Insights into Graphene-Copper Conductors: Evaluating Conductivity Enhancement and Measurement Challenges

Incorporating graphene (Gr) into copper (Cu) to enhance its electrical properties has become a focal point of research for applications such as microelectronics, electromagnetic shielding, and electric motors. This paper aims to replicate the samples and results from recent studies that reported “ultraconductivity” in Gr–Cu specimens. Moreover, it identifies potential sources of error in conductivity measurements for thin metal films and fine wires, commonly used as test samples in Gr–Cu research. The findings indicate that adding Gr only marginally improves the conductivity of Gr–Cu specimens in the sub-300 K range. However, it reduces their temperature coefficient of resistance (TCR) by about 3% in the 300–400 K range compared with reference samples. This study also investigates conduction mechanisms and electrical conductivity through atomistic simulations at ambient and elevated temperatures, testing several functionals to determine the most accurate approach for modeling the Gr/Cu hybrid system.
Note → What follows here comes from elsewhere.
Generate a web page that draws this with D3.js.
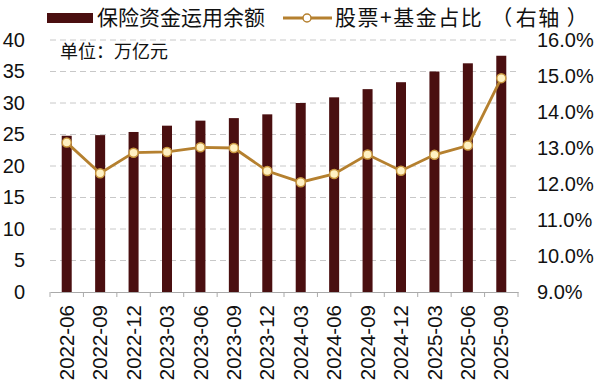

Density functional theory (DFT) calculations confirm that changes in the electronic structure─arising from strong electron transfer from Cu to Gr, do not significantly increase electrical conductivity, contrary to popular belief. Instead, the marginal experimental increases are primarily attributed to alterations in the Cu microstructure rather than substantial improvements due to graphene incorporation.